We have a chat with printmaker, James Brown, based in Hackney Wick we have been stocking James' prints almost since day one. James specialises in information based graphic screenprints, which we stock a selection of both online, and in store. Take a look at James' work here.

 

Tell us a bit about yourself and your background

I trained as a textile designer and working in the clothing industry for many years before jacking it all in in 2007 when I decided to become an illustrator. I started making screen prints as a bit of a hobby and tentatively started showing them on a very local level, in local cafes and at my son’s school arts ‘n’ crafts fair. It was a very organic evolution and I never set out to make a living out of selling prints.

 

What’s the ‘philosophy’ behind the product?
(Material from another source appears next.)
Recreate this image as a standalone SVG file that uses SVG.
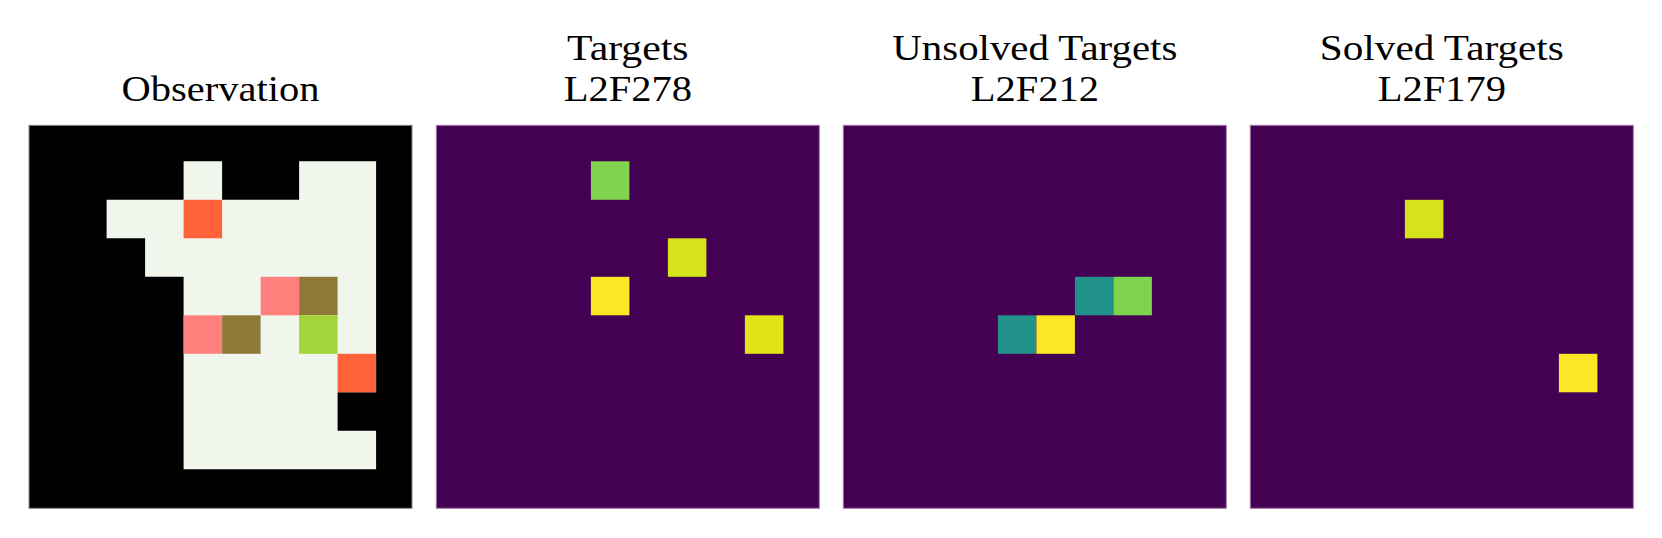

I started making prints for my own amusement and enjoyment that is still the case today.

 

Where do you find inspiration?

All over the place. Being nosey and inquisitive helps. Collecting and searching for ‘stuff’ and old books are a constant source of inspiration, visually and for content.

 

Where are your products made?

All my printing is done by me in my studio in Hackney Wick, London.

 

What is your studio like?

My studio, like my practice, has grown organically so I haven’t really spent any money on flashy printing kit, it’s all quite lo-fi but it works for me. I have a good amount of space so have the luxury of being able to hoard a load of stuff that I don’t need ’but might make use of one day’. I really do need a bit of a sort out.

 

Describe a day in the life of you…

My cycle to work through the Olympic park is brilliant, I live on one side and work on the other so hardly have to use roads, it’s an entire journey of cycle paths, river and canal paths and green space. A good start to the day. When I get to my studio it’s usually a day of printing, packing wholesale and online orders, visits to the Post Office, paper work, replying to emails or ordering supplies. All this keeps me very busy and tends to fill my days without leaving me the time to sit down and be creative. Actually sitting down to design is a luxury and something that I tend to do in my home office where I feel I can concentrate better and where I am more inspired because I have lots of lovely reference books to thumb through and a lovely garden to stare out of the window at.